More on perfectionism
You know I'm always interested in the difference between perfection and striving towards excellence. I came across this passage in a book I'm reading by an author and creative writing teacher which I thought was profound.
"Nothing perfect is interesting. Sometimes a student who is struggling to get work to me will say, 'My problem is that I'm a perfectionist.' I always answer, 'Oh, you don't like to fail in public, unlike the rest of my us?'
'No, no,' they say. 'The problem is I'm my own harshest critic.'
'If that were really true,' I will say, 'then you should have no trouble at all showing me your work.'
I'm a perfectionist. They say it apologetically and boastfully, a character flaw that speaks of high standards. Not I'm better than you, but I need to be better than you. Nobody ever modestly said they were a perfectionist." from A Long Game: Notes on Writing Fiction by Elizabeth McCracken (pp. 177-178)
What stopped me in my tracks was the idea that perfectionism isn't the need to do something perfectly, but really is the need to do something better than anyone else around. I don't know why I've never put those things together, but it makes so much sense. It also explains why I had negative feelings whenever someone humble brags about being a perfectionist. I knew it made me uncomfortable, but I could never put into words why that was.
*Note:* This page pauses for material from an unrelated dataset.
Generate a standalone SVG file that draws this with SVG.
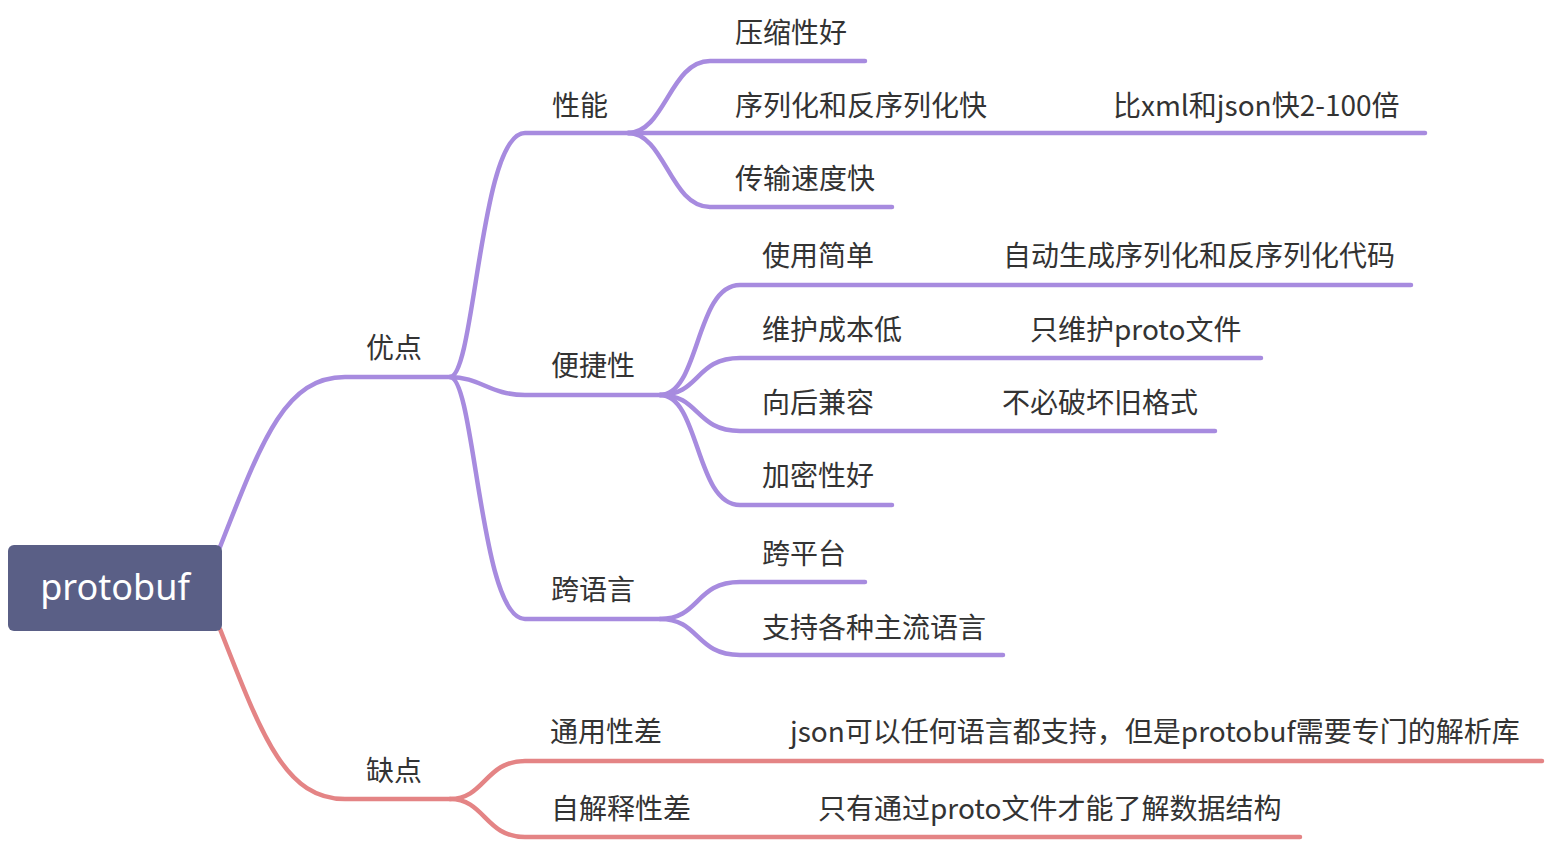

Here is another major difference between perfectionism and striving for excellence. If perfectionism is really a way of saying you need to be better than anyone else, exposing a very brittle sense of self, then working to excell, you are trying to become better at what you are doing. This process involves critique, learning new things, asking for help, getting things wrong. Someone with this frame of mind isn't worried about others; more than one person can be excellent at something. Excellence isn't a limited commodity, perfectionism is.